Командир слегка улыбнулся, впервые за все время.

– Право, вам лучше уйти.

– Но если люди останутся здесь до воскресенья, им понадобится кто-нибудь, кто отслужит мессу.

– Мы сами за себя помолимся.

– Прошу прощения, сеньор, – объявил священник, потупив глаза. – Но я остаюсь.

На этом данный вопрос был закрыт. Монсеньор Роллан беспомощно наблюдал всю сцену. Он стоял рядом с женщинами, и чувство стыда перерастало в его сердце в кровожадный гнев. Будь его воля, он собственными руками пришиб бы молодого священника, но было слишком поздно. Тот уже находился вне досягаемости.

Вице-президента вполне могли бы отпустить, как нуждающегося в медицинской помощи, но он даже не стал об этом просить. Вместо этого ему, сотрясаемому лихорадкой и непрерывно прикладывающему к лицу лед, было велено подойти к воротам и сделать для прессы объявление об освобождении части заложников. Во всей этой суматохе у него нашлось для жены не более секунды. Эта достойная женщина считала делом своей жизни продвижение вперед карьеры мужа, но тут она даже словом не обмолвилась, глядя на то, как муж пускает дело ее рук под откос. Дочерям, Имельде и Розе, вице-президент тоже не смог уделить ни минуты. Они вели себя так хорошо, весь день спокойно пролежав на полу и играя в какую-то сложную игру на пальцах. Он ничего не сказал Эсмеральде, потому что у него не было слов, чтобы выразить ей свою благодарность. Он очень беспокоился за нее. Если его убьют, то ей могут отказать от дома. Он надеялся, что не откажут. У нее такая красивая осанка, и она так терпеливо возится с его детьми. Она научила их рисовать зверей на маленьких камушках, а потом складывать из этих камушков сложные картины. Наверху этих камушков накопилось великое множество. Его жена вцепилась в сына с такой силой, что тот в конце концов заплакал. Она очень боялась, что его у нее отнимут и оставят вместе с мужчинами, но Рубен ослабил ее впившиеся в ребенка пальцы и успокоил. «Не станут его причислять к мужчинам», – сказал он. Поцеловав Марко в голову, в его шелковые, пахнущие детством волосы, он направился к двери.

К подобной работе он был приспособлен гораздо лучше, чем президент Масуда. Президент не мог сказать ни единого слова без бумажки. Не то чтобы он был глупым человеком, но ему не хватало живости и естественности. К тому же ему было присуще ложное чувство гордости и гневливость, и он вряд ли позволил бы собой управлять, по команде ложиться и вставать, бегать туда-сюда, к двери и обратно.
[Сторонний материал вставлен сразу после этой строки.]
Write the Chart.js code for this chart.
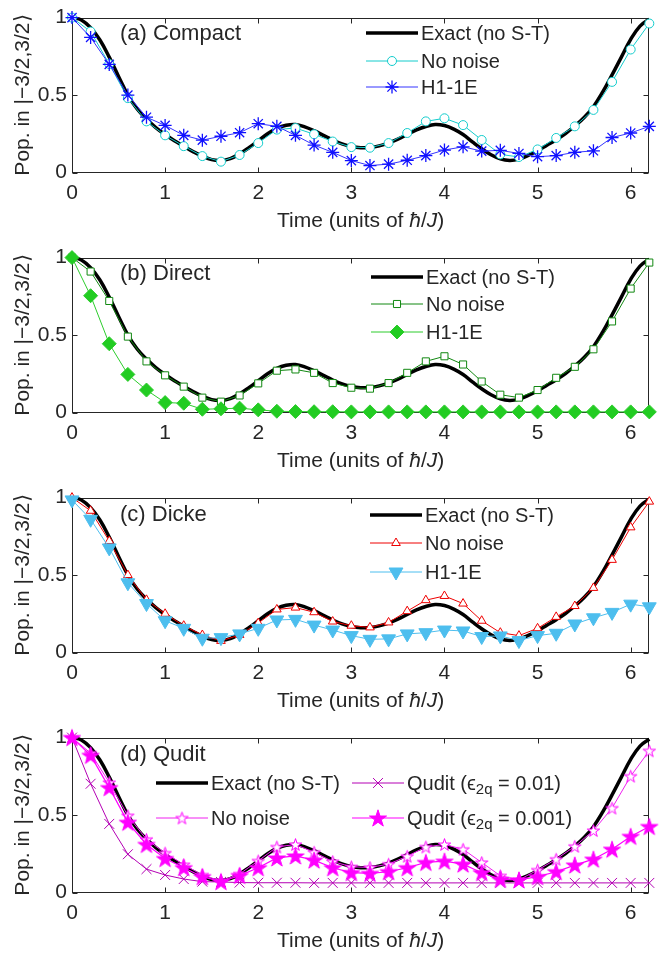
<!DOCTYPE html>
<html>
<head>
<meta charset="utf-8">
<script src="https://cdn.jsdelivr.net/npm/chart.js@4.4.0/dist/chart.umd.min.js"></script>
<style>
  body { margin: 0; background: #fff; width: 666px; height: 953px; position: relative; overflow: hidden; }
  .panel { position: absolute; left: 0; width: 666px; height: 240px; }
</style>
</head>
<body>
<div class="panel" style="top:0px"><canvas id="chartA" width="666" height="240"></canvas></div>
<div class="panel" style="top:240px"><canvas id="chartB" width="666" height="240"></canvas></div>
<div class="panel" style="top:480px"><canvas id="chartC" width="666" height="240"></canvas></div>
<div class="panel" style="top:720px"><canvas id="chartD" width="666" height="240"></canvas></div>
<script>
// --- data ---
const tExact = [0, 0.1, 0.2, 0.3, 0.4, 0.5, 0.6, 0.7, 0.8, 0.9, 1.0, 1.1, 1.2, 1.3, 1.4, 1.5, 1.6, 1.7, 1.8, 1.9,
  2.0, 2.1, 2.2, 2.3, 2.4, 2.5, 2.6, 2.7, 2.8, 2.9, 3.0, 3.1, 3.2, 3.3, 3.4, 3.5, 3.6, 3.7, 3.8, 3.9,
  4.0, 4.1, 4.2, 4.3, 4.4, 4.5, 4.6, 4.7, 4.8, 4.9, 5.0, 5.1, 5.2, 5.3, 5.4, 5.5, 5.6, 5.7, 5.8, 5.9,
  6.0, 6.1, 6.2];
const exactPop = [1.000, 0.985, 0.935, 0.855, 0.745, 0.620, 0.500, 0.410, 0.345, 0.290, 0.245, 0.205, 0.170, 0.135, 0.105, 0.083, 0.078, 0.090, 0.120, 0.160,
  0.205, 0.250, 0.285, 0.305, 0.310, 0.295, 0.270, 0.240, 0.210, 0.185, 0.168, 0.160, 0.162, 0.172, 0.190, 0.215, 0.245, 0.275, 0.297, 0.310,
  0.303, 0.280, 0.245, 0.198, 0.153, 0.115, 0.088, 0.078, 0.086, 0.110, 0.140, 0.176, 0.212, 0.252, 0.300, 0.355, 0.425, 0.520, 0.630, 0.745,
  0.860, 0.945, 0.990];

const tSample = [0, 0.2, 0.4, 0.6, 0.8, 1.0, 1.2, 1.4, 1.6, 1.8, 2.0, 2.2, 2.4, 2.6, 2.8, 3.0,
  3.2, 3.4, 3.6, 3.8, 4.0, 4.2, 4.4, 4.6, 4.8, 5.0, 5.2, 5.4, 5.6, 5.8, 6.0, 6.2];

const compactNoNoise = [1.0, 0.91, 0.70, 0.48, 0.33, 0.24, 0.17, 0.106, 0.07, 0.113, 0.19, 0.277, 0.287, 0.247, 0.20, 0.164,
  0.16, 0.19, 0.255, 0.33, 0.35, 0.306, 0.21, 0.117, 0.10, 0.149, 0.223, 0.298, 0.404, 0.585, 0.794, 0.962];
const compactH1 = [1.0, 0.872, 0.698, 0.50, 0.357, 0.304, 0.24, 0.209, 0.234, 0.257, 0.315, 0.298, 0.24, 0.177, 0.13, 0.077,
  0.045, 0.054, 0.079, 0.109, 0.145, 0.166, 0.138, 0.143, 0.123, 0.102, 0.109, 0.13, 0.14, 0.226, 0.255, 0.298];

const directNoNoise = [1.0, 0.91, 0.72, 0.49, 0.33, 0.24, 0.167, 0.096, 0.07, 0.11, 0.188, 0.27, 0.278, 0.256, 0.19, 0.16,
  0.154, 0.19, 0.256, 0.33, 0.363, 0.31, 0.20, 0.115, 0.096, 0.145, 0.224, 0.295, 0.408, 0.588, 0.80, 0.968];
const directH1 = [1.0, 0.754, 0.444, 0.246, 0.145, 0.064, 0.06, 0.021, 0.024, 0.028, 0.017, 0.008, 0.006, 0.005, 0.005, 0.004,
  0.004, 0.004, 0.004, 0.004, 0.004, 0.004, 0.004, 0.004, 0.004, 0.004, 0.004, 0.004, 0.004, 0.004, 0.004, 0.004];

const dickeNoNoise = [1.0, 0.915, 0.72, 0.50, 0.34, 0.25, 0.173, 0.113, 0.075, 0.113, 0.19, 0.278, 0.29, 0.26, 0.20, 0.173,
  0.162, 0.194, 0.267, 0.338, 0.365, 0.316, 0.205, 0.128, 0.109, 0.156, 0.23, 0.30, 0.417, 0.598, 0.808, 0.974];
const dickeH1 = [0.985, 0.86, 0.675, 0.45, 0.316, 0.205, 0.156, 0.092, 0.096, 0.12, 0.156, 0.21, 0.214, 0.177, 0.145, 0.109,
  0.085, 0.088, 0.12, 0.128, 0.145, 0.139, 0.103, 0.107, 0.077, 0.109, 0.124, 0.184, 0.224, 0.259, 0.312, 0.295];

const quditNoNoise = [1.0, 0.90, 0.71, 0.496, 0.343, 0.255, 0.18, 0.113, 0.074, 0.12, 0.204, 0.294, 0.31, 0.26, 0.20, 0.166,
  0.162, 0.183, 0.234, 0.294, 0.31, 0.279, 0.194, 0.108, 0.081, 0.145, 0.215, 0.298, 0.40, 0.545, 0.751, 0.915];
const quditE01 = [1.0, 0.702, 0.443, 0.247, 0.151, 0.113, 0.087, 0.07, 0.068, 0.064, 0.063, 0.063, 0.063, 0.062, 0.062, 0.062,
  0.062, 0.062, 0.062, 0.062, 0.062, 0.062, 0.062, 0.062, 0.062, 0.062, 0.062, 0.062, 0.062, 0.062, 0.062, 0.062];
const quditE001 = [1.0, 0.885, 0.677, 0.453, 0.31, 0.219, 0.16, 0.102, 0.07, 0.109, 0.16, 0.223, 0.236, 0.209, 0.16, 0.128,
  0.123, 0.134, 0.16, 0.194, 0.202, 0.183, 0.128, 0.085, 0.081, 0.102, 0.134, 0.177, 0.215, 0.279, 0.362, 0.426];

const xTicks = [0, 1, 2, 3, 4, 5, 6];
const yTicks = [0, 0.5, 1];

// --- styling ---
const FONT = '"Liberation Sans", Arial, Helvetica, sans-serif';
const TEXT = '#262626';
Chart.defaults.font.family = FONT;
Chart.defaults.color = TEXT;

function pairs(xs, ys) {
  return ys.map((v, i) => ({ x: xs[i], y: v }));
}

// pentagram marker (MATLAB 'p')
function makeStar(size, stroke, fill, lw) {
  const c = document.createElement('canvas');
  c.width = c.height = size;
  const g = c.getContext('2d');
  const cx = size / 2, cy = size / 2 + size * 0.04;
  const R = size / 2 - lw, r = R * 0.382;
  g.beginPath();
  for (let i = 0; i < 10; i++) {
    const ang = -Math.PI / 2 + i * Math.PI / 5;
    const rad = i % 2 ? r : R;
    g.lineTo(cx + rad * Math.cos(ang), cy + rad * Math.sin(ang));
  }
  g.closePath();
  if (fill) { g.fillStyle = fill; g.fill(); }
  g.strokeStyle = stroke;
  g.lineWidth = lw;
  g.stroke();
  return c;
}

function exactSet() {
  return {
    label: 'Exact (no S-T)', data: pairs(tExact, exactPop),
    borderColor: '#000', borderWidth: 3.5, pointRadius: 0, tension: 0.4, order: 10
  };
}

function markerSet(label, ys, color, style, radius, opts = {}) {
  return Object.assign({
    label: label, data: pairs(tSample, ys),
    borderColor: color, borderWidth: 1,
    pointStyle: style, pointRadius: radius, pointBorderColor: color,
    pointBackgroundColor: '#fff', pointBorderWidth: 1, pointRotation: 0
  }, opts);
}

// rich text: list of {t, f, dy}
function drawRich(ctx, parts, x, y, align) {
  let w = 0;
  parts.forEach(p => { ctx.font = p.f; w += ctx.measureText(p.t).width; });
  let cx = align === 'center' ? x - w / 2 : x;
  ctx.textAlign = 'left';
  parts.forEach(p => {
    ctx.font = p.f;
    ctx.fillText(p.t, cx, y + (p.dy || 0));
    cx += ctx.measureText(p.t).width;
  });
}

const f21 = '21px ' + FONT;
const i21 = 'italic 21px ' + FONT;
const xTitle = [{ t: 'Time (units of ', f: f21 }, { t: 'ħ', f: i21 }, { t: '/', f: f21 }, { t: 'J', f: i21 }, { t: ')', f: f21 }];
const yTitle = [{ t: 'Pop. in |−3/2,3/2⟩', f: f21 }];

// box + inward ticks, MATLAB style
const frameTicks = {
  id: 'frameTicks',
  beforeDatasetsDraw(chart) {
    const { ctx, chartArea: a, scales: { x, y } } = chart;
    ctx.save();
    ctx.strokeStyle = TEXT;
    ctx.lineWidth = 1;
    const L = Math.round(a.left) + 0.5, R = Math.round(a.right) - 0.5;
    const T = Math.round(a.top) + 0.5, B = Math.round(a.bottom) - 0.5;
    ctx.strokeRect(L, T, R - L, B - T);
    ctx.beginPath();
    xTicks.forEach(v => {
      const px = Math.round(x.getPixelForValue(v)) + 0.5;
      ctx.moveTo(px, B); ctx.lineTo(px, B - 5);
      ctx.moveTo(px, T); ctx.lineTo(px, T + 5);
    });
    yTicks.forEach(v => {
      const py = Math.round(y.getPixelForValue(v)) + 0.5;
      ctx.moveTo(L, py); ctx.lineTo(L + 5, py);
      ctx.moveTo(R, py); ctx.lineTo(R - 5, py);
    });
    ctx.stroke();
    ctx.restore();
  }
};

// panel label, legend, axis titles
const panelDecor = {
  id: 'panelDecor',
  afterDraw(chart, args, opts) {
    const ctx = chart.ctx;
    const a = chart.chartArea;
    ctx.save();
    ctx.fillStyle = TEXT;
    ctx.textBaseline = 'middle';

    drawRich(ctx, [{ t: opts.label, f: '22px ' + FONT }], opts.labelX, opts.labelY, 'left');

    opts.legend.forEach(item => {
      const ds = chart.data.datasets[item.index];
      ctx.strokeStyle = ds.borderColor;
      ctx.lineWidth = ds.borderWidth;
      ctx.beginPath();
      ctx.moveTo(item.x, item.y);
      ctx.lineTo(item.x + 52, item.y);
      ctx.stroke();
      if (ds.pointRadius > 0) {
        ctx.fillStyle = ds.pointBackgroundColor;
        ctx.strokeStyle = ds.pointBorderColor;
        ctx.lineWidth = ds.pointBorderWidth;
        Chart.helpers.drawPoint(ctx, {
          pointStyle: ds.pointStyle, rotation: ds.pointRotation || 0,
          radius: ds.pointRadius, borderWidth: ds.pointBorderWidth
        }, item.x + 26, item.y);
      }
      ctx.fillStyle = TEXT;
      const parts = item.rich || [{ t: ds.label, f: '20px ' + FONT }];
      drawRich(ctx, parts, item.x + 55, item.y + 1, 'left');
    });

    // axis titles
    drawRich(ctx, xTitle, (a.left + a.right) / 2, a.bottom + 48.5, 'center');
    ctx.translate(23, (a.top + a.bottom) / 2);
    ctx.rotate(-Math.PI / 2);
    drawRich(ctx, yTitle, 0, 0, 'center');
    ctx.restore();
  }
};

function makeChart(id, datasets, decor) {
  return new Chart(document.getElementById(id), {
    type: 'line',
    data: { datasets: datasets.map(d => Object.assign({ clip: false }, d)) },
    options: {
      responsive: false,
      animation: false,
      layout: { padding: { left: 0, right: 16.7, top: 16.5, bottom: 0 } },
      scales: {
        x: {
          type: 'linear', min: 0, max: 6.2,
          afterBuildTicks: s => { s.ticks = xTicks.map(v => ({ value: v })); },
          afterFit: s => { s.height = 240 - 172.5; },
          grid: { display: false, drawTicks: false },
          border: { display: false },
          ticks: { font: { size: 21 }, color: TEXT, padding: 8, maxRotation: 0 }
        },
        y: {
          type: 'linear', min: 0, max: 1,
          afterBuildTicks: s => { s.ticks = yTicks.map(v => ({ value: v })); },
          afterFit: s => { s.width = 72; },
          grid: { display: false, drawTicks: false },
          border: { display: false },
          ticks: { font: { size: 21 }, color: TEXT, padding: 5, callback: v => String(v) }
        }
      },
      plugins: {
        legend: { display: false },
        tooltip: { enabled: false },
        panelDecor: decor
      }
    },
    plugins: [frameTicks, panelDecor]
  });
}

// (a) Compact
makeChart('chartA', [
  exactSet(),
  markerSet('No noise', compactNoNoise, '#12cccc', 'circle', 4.5, { order: 5 }),
  markerSet('H1-1E', compactH1, '#1010ff', 'star', 6.5, { order: 1, pointBorderWidth: 1.3, borderColor: '#3535ff' })
], {
  label: '(a) Compact', labelX: 120, labelY: 34,
  legend: [{ index: 0, x: 366, y: 33 }, { index: 1, x: 366, y: 61 }, { index: 2, x: 366, y: 87 }]
});

// (b) Direct
makeChart('chartB', [
  exactSet(),
  markerSet('No noise', directNoNoise, '#118811', 'rect', 5, { order: 5 }),
  markerSet('H1-1E', directH1, '#2ccc2c', 'rectRot', 7, { order: 1, pointBackgroundColor: '#22cc22' })
], {
  label: '(b) Direct', labelX: 120, labelY: 34,
  legend: [{ index: 0, x: 371, y: 37 }, { index: 1, x: 371, y: 64 }, { index: 2, x: 371, y: 92 }]
});

// (c) Dicke
makeChart('chartC', [
  exactSet(),
  markerSet('No noise', dickeNoNoise, '#ee0000', 'triangle', 5, { order: 5 }),
  markerSet('H1-1E', dickeH1, '#4dbeee', 'triangle', 8, { order: 1, pointBackgroundColor: '#4dbeee', pointRotation: 180 })
], {
  label: '(c) Dicke', labelX: 120, labelY: 35,
  legend: [{ index: 0, x: 370, y: 35 }, { index: 1, x: 370, y: 63 }, { index: 2, x: 370, y: 92 }]
});

// (d) Qudit
const starOpen = makeStar(15, '#ff00ff', '#fff', 1);
const starFilled = makeStar(20, '#ff00ff', '#ff00ff', 1);
const f20 = '20px ' + FONT;
const f15 = '15px ' + FONT;
makeChart('chartD', [
  exactSet(),
  markerSet('No noise', quditNoNoise, '#f020f0', starOpen, 7, { order: 5 }),
  markerSet('Qudit 0.01', quditE01, '#b400b4', 'crossRot', 7, { order: 3 }),
  markerSet('Qudit 0.001', quditE001, '#ff00ff', starFilled, 10, { order: 1, borderWidth: 1.2 })
], {
  label: '(d) Qudit', labelX: 120, labelY: 35,
  legend: [
    { index: 0, x: 156, y: 63 },
    { index: 1, x: 156, y: 98 },
    { index: 2, x: 352, y: 63, rich: [{ t: 'Qudit (', f: f20 }, { t: 'ϵ', f: f20 }, { t: '2q', f: f15, dy: 6 }, { t: ' = 0.01)', f: f20 }] },
    { index: 3, x: 352, y: 98, rich: [{ t: 'Qudit (', f: f20 }, { t: 'ϵ', f: f20 }, { t: '2q', f: f15, dy: 6 }, { t: ' = 0.001)', f: f20 }] }
  ]
});
</script>
</body>
</html>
Он бы сказал командирам что-нибудь нецензурное, и те бы его за это расстреляли, что неминуемо привело бы к цепной реакции, и всех других заложников расстреляли бы вслед за ним. Впервые за все время террористической атаки вице-президент подумал о том, что даже лучше, что Масуда остался дома смотреть свою мыльную оперу, потому что он, Рубен, сейчас здесь более на месте. Он смог стать слугой, смог выполнять команды, и, поступая так, он смог спасти жизнь своей жене, своим детям, этой хорошенькой гувернантке и знаменитой Роксане Косс. Тот особый вид деятельности, который выпал вице-президенту, по существу, вполне соответствовал его талантам. Тут из дверей вышел Месснер и встал рядом с ним. День выдался пасмурный, зато воздух был свеж и чист. Стоящие у входа вооруженные люди опустили свои винтовки, и в дверях показались женщины, их вечерние туалеты сверкали на дневном свету. Если бы не полиция и фоторепортеры, случайный прохожий мог бы подумать, что на приеме случилась драка и женщины решили уйти пораньше, не дожидаясь окончания разборки. Все они плакали, косметика их расплылась, их волосы свисали перепутанными прядями, они придерживали свои длинные юбки. Большинство несли свои туфли в руках или вообще оставили туфли в доме, и их чулки рвались на утоптанном сланцевом покрытии подъездной дороги, но они совершенно не обращали на это внимания. У них был такой вид, словно они покидали тонущее судно или спасались из горящего дома. Чем больше они удалялись от дома, тем сильнее плакали. За ними следовала группа мужчин – старики и слуги, казавшиеся совершенно беспомощными на фоне всего этого ужаса, в котором, разумеется, ничуть не были виноваты.